This probably sounds like a broken record. We worry ourselves to death over the pregnancy and lambing and kidding times, hoping to have everything in optimal shape for the best outcomes. But the thing I always forget about is that we have just as much worrying to do after all those babies are born. They are so fast and so inquisitive that lambs and kids get themselves into some really crazy spots.
This year’s goat kids are quite the riot and very good entertainment value. The two with long ears (who have more Saanen in them than the other two) we have nicknamed the Flying Walenda Girls. They are the craziest kids we have ever had around here. If it is vertical, they are on top of it. They walk on top of the greenhouses and jump from the big rock to the greenhouse, hop along the ridge pole and then fly on down. So yesterday I was running late for our Salt Bay Treadler’s monthly meeting and I noticed that none of the goatie girls were on a tear. I didn’t think too much about it, they were all in the feeders playing and noshing, so I went on my way.
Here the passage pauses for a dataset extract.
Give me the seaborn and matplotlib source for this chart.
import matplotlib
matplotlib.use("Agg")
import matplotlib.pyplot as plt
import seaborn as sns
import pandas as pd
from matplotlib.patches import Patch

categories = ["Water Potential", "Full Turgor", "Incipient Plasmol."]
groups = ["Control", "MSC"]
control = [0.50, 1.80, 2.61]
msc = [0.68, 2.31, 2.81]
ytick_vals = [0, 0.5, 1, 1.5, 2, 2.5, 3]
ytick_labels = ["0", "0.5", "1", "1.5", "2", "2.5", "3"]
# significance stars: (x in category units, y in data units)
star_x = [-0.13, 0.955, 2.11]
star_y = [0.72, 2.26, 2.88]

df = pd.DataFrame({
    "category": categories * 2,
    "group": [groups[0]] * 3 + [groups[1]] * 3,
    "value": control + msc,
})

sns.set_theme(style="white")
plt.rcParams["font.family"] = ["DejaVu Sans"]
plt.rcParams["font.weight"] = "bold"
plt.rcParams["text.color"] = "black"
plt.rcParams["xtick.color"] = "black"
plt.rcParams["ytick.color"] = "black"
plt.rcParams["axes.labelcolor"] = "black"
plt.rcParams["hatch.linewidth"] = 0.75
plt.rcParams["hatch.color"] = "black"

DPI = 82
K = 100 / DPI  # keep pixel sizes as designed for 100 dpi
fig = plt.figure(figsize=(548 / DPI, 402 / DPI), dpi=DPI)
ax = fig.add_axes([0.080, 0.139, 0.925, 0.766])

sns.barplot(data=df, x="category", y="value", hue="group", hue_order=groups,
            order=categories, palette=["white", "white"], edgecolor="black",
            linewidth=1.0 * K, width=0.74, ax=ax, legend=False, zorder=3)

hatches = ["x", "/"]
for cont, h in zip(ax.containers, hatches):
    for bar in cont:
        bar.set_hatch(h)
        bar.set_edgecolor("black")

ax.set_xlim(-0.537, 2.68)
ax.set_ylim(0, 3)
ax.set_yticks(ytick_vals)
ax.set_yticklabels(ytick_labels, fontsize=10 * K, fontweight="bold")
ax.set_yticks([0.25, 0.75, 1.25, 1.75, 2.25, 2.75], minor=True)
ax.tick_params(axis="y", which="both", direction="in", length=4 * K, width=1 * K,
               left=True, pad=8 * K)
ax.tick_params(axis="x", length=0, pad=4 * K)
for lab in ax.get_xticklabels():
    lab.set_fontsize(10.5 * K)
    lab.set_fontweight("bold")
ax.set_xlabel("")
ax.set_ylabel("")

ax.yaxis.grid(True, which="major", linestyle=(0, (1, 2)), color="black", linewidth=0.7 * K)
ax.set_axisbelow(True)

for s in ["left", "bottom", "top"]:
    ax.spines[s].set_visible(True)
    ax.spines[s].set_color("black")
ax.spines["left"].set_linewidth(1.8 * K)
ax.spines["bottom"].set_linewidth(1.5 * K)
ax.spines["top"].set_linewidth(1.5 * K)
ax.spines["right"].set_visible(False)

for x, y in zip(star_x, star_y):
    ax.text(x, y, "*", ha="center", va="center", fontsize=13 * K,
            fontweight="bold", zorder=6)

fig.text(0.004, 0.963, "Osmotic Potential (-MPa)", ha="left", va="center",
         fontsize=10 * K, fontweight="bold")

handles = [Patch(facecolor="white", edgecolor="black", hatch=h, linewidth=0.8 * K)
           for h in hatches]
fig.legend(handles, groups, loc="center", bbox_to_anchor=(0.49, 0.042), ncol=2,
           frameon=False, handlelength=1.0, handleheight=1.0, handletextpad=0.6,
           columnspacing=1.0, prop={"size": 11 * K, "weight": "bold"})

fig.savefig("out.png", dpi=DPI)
This morning I realized part of why the girls are not on the roof. One of the big ear girls has a leg injury. A few inches above her left hind hoof it looks like a bad sprain or a break. She is getting around fine, so we splinted it, gave her Banamine (an anti-inflammatory), and put her back into the paddock. And we immediately took her out again to cover the vet-wrap with some heavy-duty tape. Her mother and her sister had the vet-wrap half undone before we could even look at each other twice! They definitely are the little dickens.
On the farming front we have been wondering which of the doelings we would be holding back to be our yearly meat goat. I guess one of them just got nominated. I hate to see a beautiful doeling going for meat, but unfortunately, that is the way with farming.